As a general rule of thumb, the frequency with which you test your appliances according to the likely risk of an item breaking and the speed with which it is likely to deteriorate. Small, highly portable, frequent-use items such as kettles and toasters are far more likely to be damaged during everyday use than a large stationary appliance such as a refrigerator or washing machine.
It is therefore reasonable to complete testing on smaller items every one or two years, while inspecting larger items less frequently unless your tenants report a specific issue. If you have new tenants moving into the property, you should bring the date of the next test forward to verify all the appliances provided with the property are safe before the commencement of the new tenancy.
The price charged by suppliers often varies by the number of appliances tested during the visit, so it makes sense to arrange assessments of larger appliances only where this is necessary instead of paying for superfluous testing.
It’s best practice to keep a log of all your appliances and note the date whenever they are tested for safety. It’s an easy way to keep track of when the next assessment is due and serves a document illustrating your compliance with electrical safety standards in the event of any issues.
How much does PAT testing cost?
The price will vary between supplier, number of appliances tested, and additional services included with testing (e.g if the attending electrician fixes any faults for you), but professional portable appliance testing will cost roughly £50 - £100.

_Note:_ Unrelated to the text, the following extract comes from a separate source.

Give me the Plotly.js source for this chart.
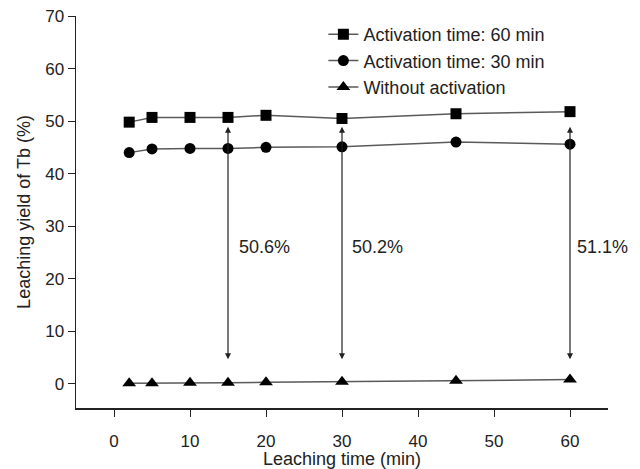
<!DOCTYPE html>
<html>
<head>
<meta charset="utf-8">
<script src="https://cdn.plot.ly/plotly-3.0.1.min.js"></script>
<style>html,body{margin:0;padding:0;background:#fff;}#chart{width:640px;height:469px;}</style>
</head>
<body>
<div id="chart"></div>
<script>
const time = [2, 5, 10, 15, 20, 30, 45, 60];
const act60 = [49.8, 50.7, 50.7, 50.7, 51.1, 50.5, 51.4, 51.8];
const act30 = [44.0, 44.7, 44.8, 44.8, 45.0, 45.1, 46.0, 45.6];
const noAct = [0.1, 0.1, 0.2, 0.2, 0.3, 0.4, 0.6, 0.8];
const seriesNames = ["Activation time: 60 min", "Activation time: 30 min", "Without activation"];
const arrowX = [15, 30, 60];
const arrowTop = [48.9, 48.9, 48.9];
const arrowBottom = [4.4, 4.4, 4.4];
const arrowLabels = ["50.6%", "50.2%", "51.1%"];
const labelX = [16.2, 31.1, 60.7];
const labelY = [26.0, 26.0, 26.0];

const font = "Liberation Sans, Arial, sans-serif";
const lineStyle = {color: "#5a5a5a", width: 1.5};
function mk(y, name, symbol, size, i) {
  return {x: time, y: y, name: name, type: "scatter", mode: "lines+markers",
    line: lineStyle, marker: {symbol: symbol, size: size, color: "#000"},
    legendgroup: "g" + i};
}
const data = [
  mk(act60, seriesNames[0], "square", 11, 0),
  mk(act30, seriesNames[1], "circle", 11, 1),
  mk(noAct, seriesNames[2], "triangle-up", 12, 2)
];
const annotations = [];
for (let i = 0; i < arrowX.length; i++) {
  annotations.push({x: arrowX[i], y: arrowTop[i], ax: arrowX[i], ay: arrowBottom[i],
    xref: "x", yref: "y", axref: "x", ayref: "y", text: "", showarrow: true,
    arrowhead: 2, startarrowhead: 2, arrowside: "end+start", arrowsize: 1,
    arrowwidth: 1.2, arrowcolor: "#222"});
  annotations.push({x: labelX[i], y: labelY[i], xref: "x", yref: "y", text: arrowLabels[i],
    showarrow: false, xanchor: "left", yanchor: "middle",
    font: {family: font, size: 18, color: "#222"}});
}
const layout = {
  width: 640, height: 469,
  margin: {l: 76, r: 32, t: 16, b: 61},
  paper_bgcolor: "#fff", plot_bgcolor: "#fff",
  font: {family: font, size: 18, color: "#222"},
  showlegend: true,
  legend: {x: 0.465, y: 1.0, xanchor: "left", yanchor: "top", bgcolor: "rgba(0,0,0,0)",
    font: {family: font, size: 18, color: "#222"}, tracegroupgap: 0},
  xaxis: {range: [-5, 65], tickvals: [0, 10, 20, 30, 40, 50, 60], showgrid: false, zeroline: false,
    showline: true, linecolor: "#222", linewidth: 1.5, ticks: "outside", ticklen: 7, tickcolor: "#222",
    tickfont: {family: font, size: 17}, ticklabelstandoff: 10,
    title: {text: "Leaching time (min)", font: {family: font, size: 18}, standoff: 4}},
  yaxis: {range: [-4.6, 70], tickvals: [0, 10, 20, 30, 40, 50, 60, 70], showgrid: false, zeroline: false,
    showline: true, linecolor: "#222", linewidth: 1.5, ticks: "outside", ticklen: 7, tickcolor: "#222",
    tickfont: {family: font, size: 17},
    title: {text: "Leaching yield of Tb (%)", font: {family: font, size: 18}, standoff: 10}},
  annotations: annotations
};
Plotly.newPlot("chart", data, layout, {displayModeBar: false, staticPlot: true});
</script>
</body>
</html>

Maintaining a safe rental property is about more than just ticking off a checklist of every compliance document that landlords are required to provide to tenants by law. While it is essential to ensure you have a valid EICR, gas safety certificate, EPC etc, it’s also very important not to neglect broader housing regulations governing the health and safety of private rental housing.
Portable appliance testing is one of many proactive steps you can take to guarantee that your property and its contents are compliant, and while demonstrating to your renters that you maintain strict professional standards as their landlord.